离开部队的那天,李岩追着车送你们好远,大家都在哭,你也在哭,战友互相拥抱着告别,每一个人都紧紧抱着对方,绿色的军装摘掉了领花和肩章,像是去掉了枝叶的树,每一棵冬日里逃走叶子的树都是去掉了一季的梦想,等着绽放另一季的梦想。你没有和李岩拥抱,他追着车跑了很远,你也不想看他。
自主择业这么重大的人生选择,他竟然没有告诉你,你更加不想看他。你在办公室当场就把脸沉了下来,随后一个来报到的退伍兵问了你几个问题,看你爱理不理的表情,就去主任那里投诉你。你听见他在投诉,还是转身就走了。
小鱼,你怎么那么不高兴。你不理他。谁惹我战友了?我扁他去。你实在忍不住了,你在单位学会的隐忍以及喜怒不露于色在这件事上全都失灵。你控制不了自己。你冲他吼了一句,你当我是谁?过路的?我是你战友,你个小人,我是你战友。
他笑了,紧紧地拥抱了你。他說,我以为你知道,那边有我的干儿子,他需要我照顾,我不能离开他。我现在其实挺想回来接管屠宰厂的,小鱼,人生是不是圆圈?逃来逃去的生活,其实是在转圈。
他的干儿子就是王泷排长的儿子。三排长喜欢上了一个在酒吧唱歌的姑娘,拒绝了已有婚约的一个富二代,他有一个最大的梦想,就是写歌给自己的老婆唱。他还没有完成这个愿望,他们就结婚了,然后有了孩子,你们的排长嫂子就安心在家带孩子,不再唱歌了。排长去世的时候,孩子才一岁,她把孩子交给三排长的妈妈,从此不知去向。三排长本来就成长于一个单亲家庭,没想到自己的心肝宝贝会更可怜。李岩和他的几个战友一直照顾着孩子,那几个你都不认识,铁打的营盘流水的兵,八年里,怎么能知道中队里换了多少新面孔。最近两年李岩回来,总在嘴边提自己的干儿子,说战友里就他跟孩子最投缘,提的频率不低于他的亲儿子。你只是没想到,他会为了这事选择退伍后仍留在驻地。
你被那个退伍兵投诉后,被主任批评了一顿,就请了一个月假,去医院割痔疮,那里最近两年都一直在滴血,时好时坏。常说十人九痔,你这段时间还属于比较好的阶段,除了知道它存在,也没有别的症状。可你就是想割了它。手术不大,在医院躺了几天后又在家休息了一段时间,你就打了辞职报告。这在你的亲戚朋友圈里是引起轰动的大事情,黑哥、小白脸、大胡子、李岩,一起跑来质问你,是不是疯了,是不是神经了,是不是脑袋有病了?知道了你是要去南方一家杂志社做编辑后,都沉默了。虽然是打破铁饭碗去做临时工,虽然他们并不认同,这么多年了,他们知道你心里想的是什么,他们还是说,战友罡罡的,拿得起放得下。

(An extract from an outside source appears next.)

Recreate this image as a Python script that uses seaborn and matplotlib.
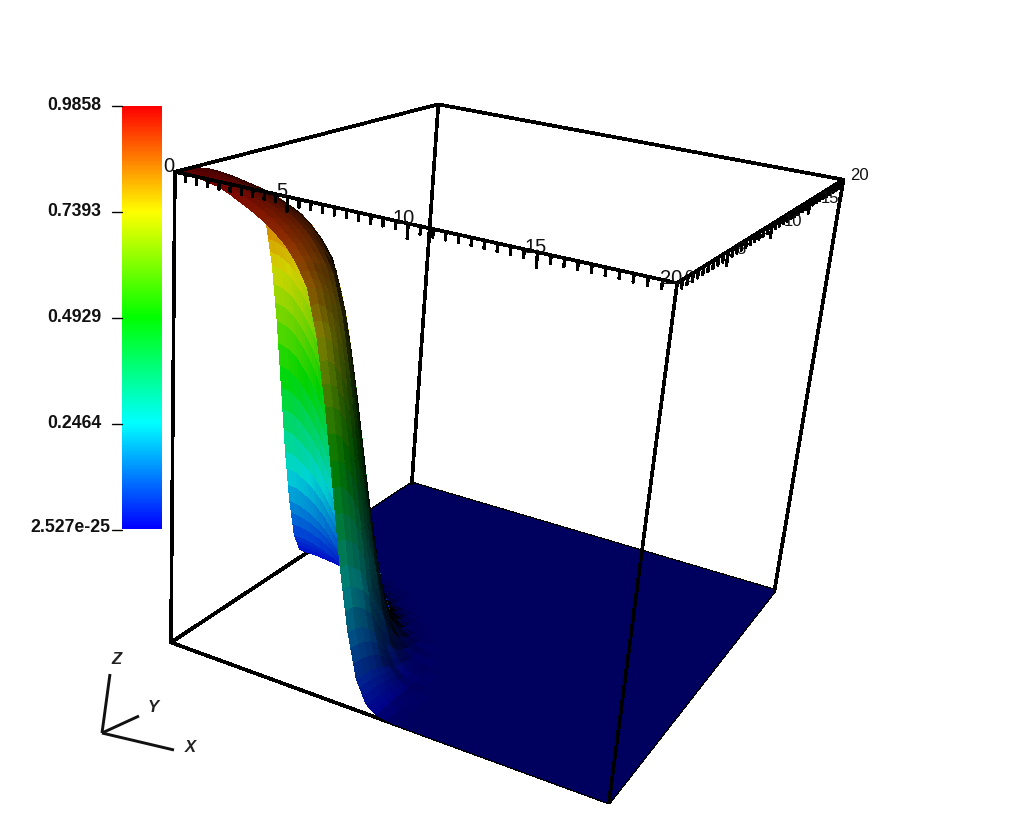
import numpy as np
import seaborn as sns
import matplotlib
matplotlib.use('Agg')
import matplotlib.pyplot as plt

# Heights on a 0.5 grid. The field mirrors across x = y, so
# row j only lists the cells i = j, j+1, ... up to where it reaches the floor.
upper_rows = [
    [.9858, .985, .984, .981, .976, .967, .956, .945, .932, .916, .897, .868, .828, .740, .611, .455, .296, .165, .069, .022, .005, .001],
    [.985, .983, .980, .975, .966, .955, .944, .931, .915, .896, .866, .824, .735, .605, .450, .292, .162, .068, .021, .005, .001],
    [.981, .978, .972, .963, .952, .941, .928, .912, .891, .861, .813, .721, .589, .434, .276, .153, .064, .020, .005, .001],
    [.974, .967, .958, .948, .937, .923, .907, .884, .852, .795, .696, .561, .407, .259, .140, .057, .018, .004, .001],
    [.960, .952, .942, .931, .917, .900, .875, .840, .771, .663, .524, .372, .232, .121, .048, .015, .003, .001],
    [.944, .935, .922, .908, .888, .861, .821, .740, .620, .475, .326, .196, .092, .037, .011, .002, .001],
    [.924, .912, .897, .873, .842, .781, .686, .561, .418, .275, .156, .068, .023, .006, .001],
    [.899, .879, .852, .810, .735, .625, .492, .351, .224, .121, .051, .017, .004, .001],
    [.856, .824, .757, .663, .545, .414, .280, .165, .080, .032, .010, .002, .001],
    [.764, .682, .578, .455, .326, .212, .114, .052, .018, .005, .001],
    [.589, .475, .356, .243, .146, .068, .028, .010, .003, .001],
    [.366, .259, .162, .084, .041, .015, .004, .001],
    [.169, .095, .048, .018, .005, .002, .001],
    [.051, .020, .007, .002, .001],
    [.008, .003, .001],
    [.001],
]
grid_step = 0.5
z_top = 0.9858
axis_max = 20
major_ticks = [0, 5, 10, 15, 20]
colorbar_labels = ['0.9858', '0.7393', '0.4929', '0.2464', '2.527e-25']
rainbow = ['#0000ff', '#00ffff', '#00ff00', '#ffff00', '#ff0000']

# Camera: where the box corners land in the picture
box_corners = [(0, 0, 1), (20, 0, 1), (20, 20, 1), (0, 20, 1),
               (0, 0, 0), (20, 0, 0), (20, 20, 0), (0, 20, 0)]
corner_pixels = [(175, 172), (678, 283), (843, 180), (438, 104),
                 (171, 642), (608, 803), (775, 590), (412, 484)]
light = np.array([0.45, -0.80, 0.37])

sns.set_theme(style='white')
plt.rcParams['font.family'] = ['Liberation Sans', 'DejaVu Sans']

W, H = 1024, 816
fig = plt.figure(figsize=(W / 100, H / 100), dpi=100, facecolor='white')
ax = fig.add_axes([0, 0, 1, 1], projection='3d', computed_zorder=False)
ax.set_axis_off()
ax.patch.set_alpha(0)
ax.set_xticks([])
ax.set_yticks([])
ax.set_zticks([])

cmap = sns.blend_palette(rainbow, n_colors=256, as_cmap=True)

# Surface
n = int(axis_max / grid_step) + 1
Z = np.zeros((n, n))
for j, row in enumerate(upper_rows):
    Z[j, j:j + len(row)] = row
    Z[j:j + len(row), j] = row
X, Y = np.meshgrid(np.arange(n) * grid_step, np.arange(n) * grid_step)

ax.apply_aspect()
to_view = ax.transData.inverted()
view_xy = to_view.transform([(px, H - py) for px, py in corner_pixels])
rows = []
for (wx, wy, wz), (u, v) in zip(box_corners, view_xy):
    p = [wx, wy, wz * z_top, 1]
    rows.append(p + [0, 0, 0, 0] + [-u * c for c in p])
    rows.append([0, 0, 0, 0] + p + [-v * c for c in p])
P = np.linalg.svd(np.array(rows))[2][-1].reshape(3, 4)
corner_w = P[2] @ np.array([[c[0], c[1], c[2] * z_top, 1] for c in box_corners]).T
P = P / corner_w.mean()
cam = np.linalg.svd(P)[2][-1]
cam = cam[:3] / cam[3]


def to_pixels(x, y, z):
    u, v, w = P @ np.array([x, y, z, 1])
    dx, dy = ax.transData.transform((u / w, v / w))
    return dx, H - dy


# Per face lighting, height stretched so the box is a cube
stretch = axis_max / z_top
dzdx = stretch * 0.5 * ((Z[:-1, 1:] - Z[:-1, :-1]) + (Z[1:, 1:] - Z[1:, :-1])) / grid_step
dzdy = stretch * 0.5 * ((Z[1:, :-1] - Z[:-1, :-1]) + (Z[1:, 1:] - Z[:-1, 1:])) / grid_step
normal = np.dstack([-dzdx, -dzdy, np.ones_like(dzdx)])
normal /= np.linalg.norm(normal, axis=2, keepdims=True)
mid_x = X[:-1, :-1] + grid_step / 2
mid_y = Y[:-1, :-1] + grid_step / 2
mid_z = 0.25 * (Z[:-1, :-1] + Z[:-1, 1:] + Z[1:, :-1] + Z[1:, 1:])
view = np.dstack([cam[0] - mid_x, cam[1] - mid_y, stretch * (cam[2] - mid_z)])
outside = (normal * view).sum(axis=2) > 0
lit = (normal * light).sum(axis=2)
shade = np.where(outside, np.clip(lit, 0.0, 1), 0.7 + 0.2 * np.abs(lit))

# Each cell is drawn as a few sub faces so the colour runs smoothly inside it
sub = 3
coarse = np.arange(n)
fine = np.linspace(0, n - 1, (n - 1) * sub + 1)
Zf = np.array([np.interp(fine, coarse, r) for r in Z])
Zf = np.array([np.interp(fine, coarse, c) for c in Zf.T]).T
Xf, Yf = np.meshgrid(fine * grid_step, fine * grid_step)
fine_mid = 0.25 * (Zf[:-1, :-1] + Zf[:-1, 1:] + Zf[1:, :-1] + Zf[1:, 1:])
rgba = cmap(fine_mid / z_top)
rgba[..., :3] *= np.repeat(np.repeat(shade, sub, axis=0), sub, axis=1)[..., None]
face_colors = np.ones(Zf.shape + (4,))
face_colors[:-1, :-1] = rgba

# Box edges on the floor sit half under the surface, everything else on top
m, t = axis_max, z_top
floor_edges = [((0, 0, 0), (0, m, 0)), ((0, 0, 0), (m, 0, 0)), ((m, 0, 0), (m, m, 0)), ((m, m, 0), (0, m, 0))]
for a, b in floor_edges:
    ax.plot(*zip(a, b), color='black', lw=1.9, zorder=1, antialiased=False)
ax.plot_surface(Xf, Yf, Zf, facecolors=face_colors, rstride=1, cstride=1, shade=False,
                linewidth=0, antialiased=False, zorder=2)
box_edges = [((0, 0, t), (m, 0, t)), ((m, 0, t), (m, m, t)), ((m, m, t), (0, m, t)),
             ((0, m, t), (0, 0, t)), ((0, 0, 0), (0, 0, t)), ((m, 0, 0), (m, 0, t)),
             ((m, m, 0), (m, m, t)), ((0, m, 0), (0, m, t))]
for a, b in box_edges:
    ax.plot(*zip(a, b), color='black', lw=1.9, zorder=3, antialiased=False)

# Ticks hang down from the two top edges, one every half unit
for k in range(2 * axis_max + 1):
    v = k / 2
    length = 0.026 if v % 5 == 0 else 0.014
    ax.plot([v, v], [0, 0], [t, t - length], color='black', lw=1.7, zorder=3, antialiased=False)
    ax.plot([m, m], [v, v], [t, t - length], color='black', lw=1.7, zorder=3, antialiased=False)

# Colour bar
cax = fig.add_axes([122 / W, 1 - 529 / H, 40 / W, 423 / H])
gradient = np.linspace(1, 0, 256).reshape(-1, 1)
sns.heatmap(gradient, ax=cax, cmap=cmap, vmin=0, vmax=1, cbar=False, xticklabels=False, yticklabels=False)

# Overlay in picture pixels for tick labels, colour bar ticks and the orientation triad
over = fig.add_axes([0, 0, 1, 1])
over.set_xlim(0, W)
over.set_ylim(H, 0)
over.set_xticks([])
over.set_yticks([])
over.axis('off')
over.patch.set_alpha(0)

x_label_shift = [(-6, -5), (-6, -5), (-4, -5), (-2, -5), (-6, -5)]
y_label_shift = [(12, -6), (13, -2), (21, -2), (20, -2), (16, -4)]
for v, xs, ys in zip(major_ticks, x_label_shift, y_label_shift):
    px, py = to_pixels(v, 0, t)
    over.text(px + xs[0], py + xs[1], str(v), fontsize=14.5, ha='center', va='center', color='#111111')
    px, py = to_pixels(m, v, t)
    over.text(px + ys[0], py + ys[1], str(v), fontsize=12, ha='center', va='center', color='#111111')

bar_y = [106, 212, 318, 424, 530]
text_y = [105, 212, 317, 423, 528]
for label, y, ty in zip(colorbar_labels, bar_y, text_y):
    over.plot([112, 122], [y, y], color='black', lw=1)
    over.text(70 if 'e' in label else 74, ty, label, fontsize=12.7, fontweight='bold', ha='center', va='center', color='#111111')
origin = (102, 733)
for end, name, pos in [((110, 674), 'Z', (116, 660)), ((139, 716), 'Y', (153, 707)), ((174, 750), 'X', (190, 747))]:
    over.plot([origin[0], end[0]], [origin[1], end[1]], color='#111111', lw=2.1, solid_capstyle='butt')
    over.text(pos[0], pos[1], name, fontsize=12, style='italic', fontweight='bold', ha='center', va='center', color='#222222')

M = np.array([P[0], P[1], [0, 0, 0, -1], P[2]])
ax.get_proj = lambda: M

fig.savefig('out.png', dpi=100, facecolor='white')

他们本来准备用一场大醉送别李岩的,没想到是先送你,这让你很得意。你对李岩说,你个小人,把我逼成了这样。李岩哭了,哭了后还是要送你,一直把你送到车站,那是你们第一次相遇的地方,胸戴红花,意气风发,他在你身后,踩着了你的后脚跟。那时候车站附近还只有几间矮小的房子,如今已是一片高楼,人是物非了。唉,人也不是当年的了,谁还能走回青春去?这时候你抬头看,发现天空还是那天空,那一溜电线杆竟然没有动。这时候你看到了我,正和我的伙伴们向各个屋顶散落。我们努力地寻找和飞翔,有很多误解,以为我们安于叽叽喳喳的生活,以至于飞不进深蓝色的高空。我惧怕你的目光,一抖翅,匆忙消失在黑压压的燕雀群中。